Q: What are the food sources for the fridge?
We have regular community members who are able to donate whenever they want, it's a 24-7, seven days a week fridge. We have a few simple rules, like if you bring raw meat it has to go in the freezer so it doesn’t contaminate other foods, but we also receive weekly donations from Merzbacher in Germantown, we have donations from Bredenbecks in Chestnut Hill they donate four times a week. On Saturdays Sharing Excess in West Philly will help with food boxes. Weavers Way did a giving Tuesday for us where people could donate two dollars at the cash register. With that money order produce boxes from them that come twice a week. We also have been working with Christa Barfiled, who is an urban farmer in Germantown, from Farmer Jawn, she also brings a large box of organic produce once a week and this is all fueld through community donations.
Q: Are you planning on opening future sites?
We are hoping pretty early in the new calendar year. We have a fridge that will work and we have permission from the place and so it's just about coordinating the logistics and using what we fridge to make sure that our second shed is sturdier and we think through all of the details before we launch it. We are hoping in January at some point.
Q: Was it difficult to gain support from local businesses?
I think it definitely takes a little more time. We have a lot of people who are eager to do the AMand PM shift but it took a little bit more time and care to find businesses in the area who could donate. Some of the hurdles with that are, you can only donate to non-profit organizations, because they want the tax write off, so that eliminated a few places we could get food from. I think Germantown is a very close knit community, so everyone is kind of there to look out and watch out for one another. From speaking with some of the other fridges I think some of them have had more difficulty finding organizations in their area that can donate more consistently, I feel like in Germantown we’ve had really good luck with that, maybe it's not luck at all, but a testament to the community and the types of people, business and organizations that are there.
Q:What should people know about hunger and food insecurity in Philadelphia?

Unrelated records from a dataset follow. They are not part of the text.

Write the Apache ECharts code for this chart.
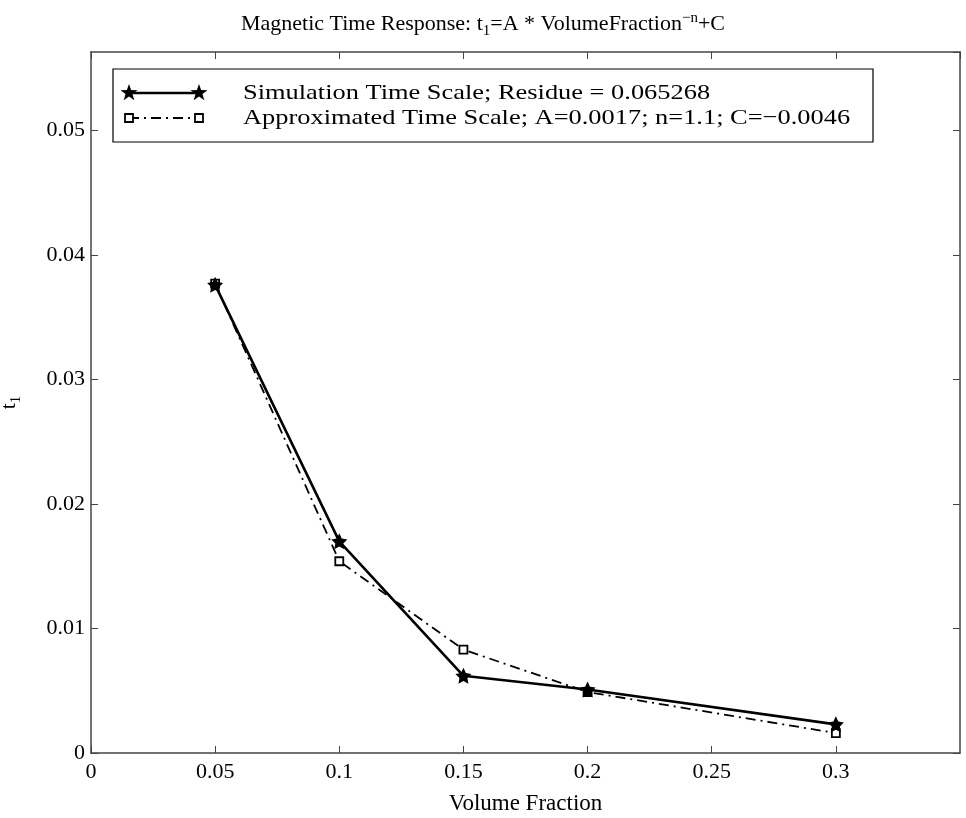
<!DOCTYPE html>
<html>
<head>
<meta charset="utf-8">
<script src="https://cdn.jsdelivr.net/npm/echarts@6/dist/echarts.min.js"></script>
<style>
  html, body { margin: 0; padding: 0; background: #fff; }
  #chart { width: 966px; height: 818px; }
</style>
</head>
<body>
<div id="chart"></div>
<script>
// data
const volumeFraction = [0.05, 0.1, 0.15, 0.2, 0.3];
const simulated = [0.0376, 0.0170, 0.0062, 0.0051, 0.0023];
const approximated = [0.0377, 0.0154, 0.0083, 0.0049, 0.0016];
const seriesNames = [
  "Simulation Time Scale; Residue = 0.065268",
  "Approximated Time Scale; A=0.0017; n=1.1; C=\u22120.0046",
];

const FONT = "Liberation Serif";
const AXIS = "#444";
const STAR = "path://M0,-10L2.94,-4.05L9.51,-3.09L4.76,1.55L5.88,8.09L0,5L-5.88,8.09L-4.76,1.55L-9.51,-3.09L-2.94,-4.05Z";

// star outline for the legend sample
function starPoints(cx, cy, r) {
  const pts = [];
  for (let i = 0; i < 10; i++) {
    const rr = i % 2 === 0 ? r : r * 0.4;
    const a = -Math.PI / 2 + (i * Math.PI) / 5;
    pts.push([cx + rr * Math.cos(a), cy + rr * Math.sin(a)]);
  }
  return pts;
}

const chart = echarts.init(document.getElementById("chart"));

const fmt = (v) => String(parseFloat(v.toFixed(2)));

const boxAxis = {
  axisLine: { show: true, onZero: false, lineStyle: { color: AXIS, width: 1.5 } },
  axisTick: { show: true, inside: true, length: 7, lineStyle: { color: AXIS } },
  splitLine: { show: false },
};

const option = {
  animation: false,
  title: {
    text: "Magnetic Time Response: t{sub|1}=A * VolumeFraction{sup|\u2212n}+C",
    left: "center",
    top: 5,
    textStyle: {
      fontFamily: FONT,
      fontSize: 22,
      fontWeight: "normal",
      color: "#000",
      rich: {
        sub: { fontFamily: FONT, fontSize: 15, color: "#000", padding: [14, 0, 0, 0] },
        sup: { fontFamily: FONT, fontSize: 15, color: "#000", padding: [0, 0, 12, 0] },
      },
    },
  },
  grid: { left: 91, right: 6, top: 52, bottom: 65, outerBoundsMode: "none" },
  xAxis: [
    {
      type: "value",
      min: 0,
      max: 0.35,
      interval: 0.05,
      name: "Volume Fraction",
      nameLocation: "middle",
      nameGap: 39,
      nameTextStyle: { fontFamily: FONT, fontSize: 23, color: "#000" },
      ...boxAxis,
      axisLabel: {
        fontFamily: FONT,
        fontSize: 22,
        color: "#000",
        margin: 8,
        showMaxLabel: false,
        formatter: fmt,
      },
    },
    {
      type: "value",
      position: "top",
      min: 0,
      max: 0.35,
      interval: 0.05,
      ...boxAxis,
      axisLabel: { show: false },
    },
  ],
  yAxis: [
    {
      type: "value",
      min: 0,
      max: 0.0563,
      interval: 0.01,
      name: "t{sub|1}",
      nameLocation: "middle",
      nameGap: 67,
      nameRotate: 90,
      nameTextStyle: {
        fontFamily: FONT,
        fontSize: 22,
        color: "#000",
        rich: { sub: { fontFamily: FONT, fontSize: 15, color: "#000", padding: [15, 0, 0, 0] } },
      },
      ...boxAxis,
      axisLabel: {
        fontFamily: FONT,
        fontSize: 22,
        color: "#000",
        margin: 6,
        showMaxLabel: false,
        formatter: fmt,
      },
    },
    {
      type: "value",
      position: "right",
      min: 0,
      max: 0.0563,
      interval: 0.01,
      ...boxAxis,
      axisLabel: { show: false },
    },
  ],
  series: [
    {
      name: seriesNames[1],
      type: "line",
      data: volumeFraction.map((x, i) => [x, approximated[i]]),
      symbol: "rect",
      symbolSize: 8,
      itemStyle: { color: "#fff", borderColor: "#000", borderWidth: 1.8 },
      lineStyle: { color: "#000", width: 1.8, type: [10, 5, 2, 5] },
      z: 2,
    },
    {
      name: seriesNames[0],
      type: "line",
      data: volumeFraction.map((x, i) => [x, simulated[i]]),
      symbol: STAR,
      symbolSize: 16,
      itemStyle: { color: "#000" },
      lineStyle: { color: "#000", width: 2.6 },
      z: 3,
    },
  ],
  graphic: [
    {
      type: "group",
      x: 113,
      y: 69,
      z: 100,
      children: [
        {
          type: "rect",
          shape: { x: 0, y: 0, width: 760, height: 73 },
          style: { fill: "#fff", stroke: "#000", lineWidth: 1.2 },
        },
        // simulation sample
        { type: "line", shape: { x1: 16, y1: 24, x2: 86, y2: 24 }, style: { stroke: "#000", lineWidth: 2.6 } },
        { type: "polygon", shape: { points: starPoints(16, 24, 9) }, style: { fill: "#000" } },
        { type: "polygon", shape: { points: starPoints(86, 24, 9) }, style: { fill: "#000" } },
        // approximated sample
        { type: "line", shape: { x1: 16, y1: 49, x2: 86, y2: 49 }, style: { stroke: "#000", lineWidth: 1.8, lineDash: [10, 5, 2, 5] } },
        { type: "rect", shape: { x: 12, y: 45, width: 8, height: 8 }, style: { fill: "#fff", stroke: "#000", lineWidth: 1.8 } },
        { type: "rect", shape: { x: 82, y: 45, width: 8, height: 8 }, style: { fill: "#fff", stroke: "#000", lineWidth: 1.8 } },
        {
          type: "text",
          x: 130,
          y: 24,
          scaleX: 1.2,
          style: { text: seriesNames[0], verticalAlign: "middle", font: "22px 'Liberation Serif'", fill: "#000" },
        },
        {
          type: "text",
          x: 130,
          y: 49,
          scaleX: 1.2,
          style: { text: seriesNames[1], verticalAlign: "middle", font: "22px 'Liberation Serif'", fill: "#000" },
        },
      ],
    },
  ],
};

chart.setOption(option);
</script>
</body>
</html>
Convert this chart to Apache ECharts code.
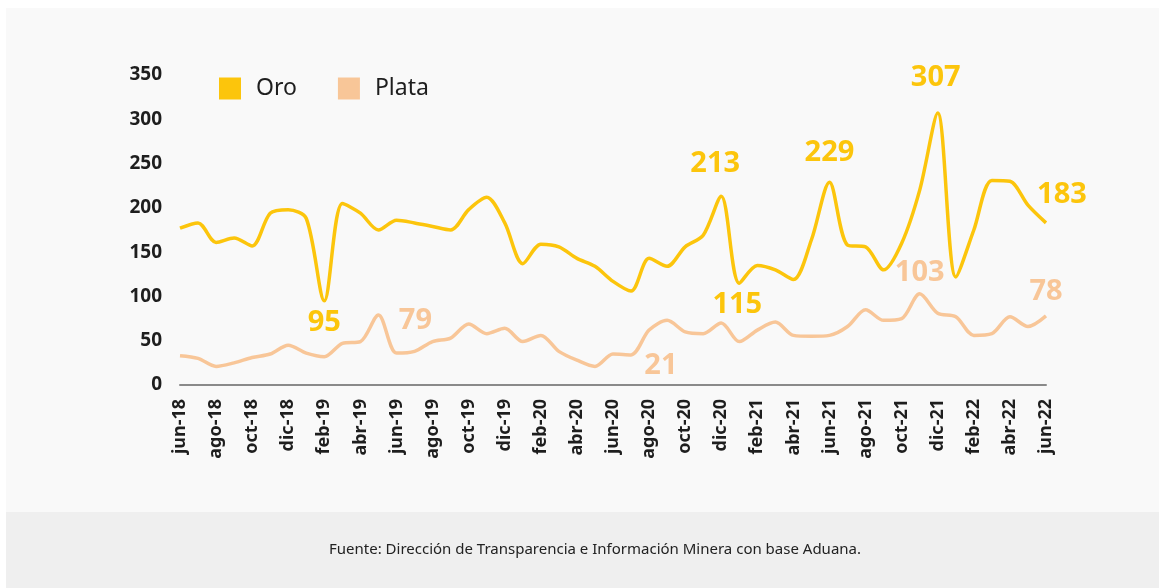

I got some data from Feeding America that shows how the percentage of people, like 1 in 6 people, are suffering from food insecurity. There are certain areas that are food deserts that don't have the access to the types of food that people need. I don’t think that it’s just in Philly it’s in so many places. I think initiatives like this if it’s a community fridge whatever else it is during this time especially it's really important to be able to highlight how important mutual-aid work is and how important food is as a human right for everyone to have. I encourage people to get involved with things like community fridges. It’s been really beautiful to be able to see people have access to more and more different types of food. Whether it's organic produce or some sweet treats from the local bakery.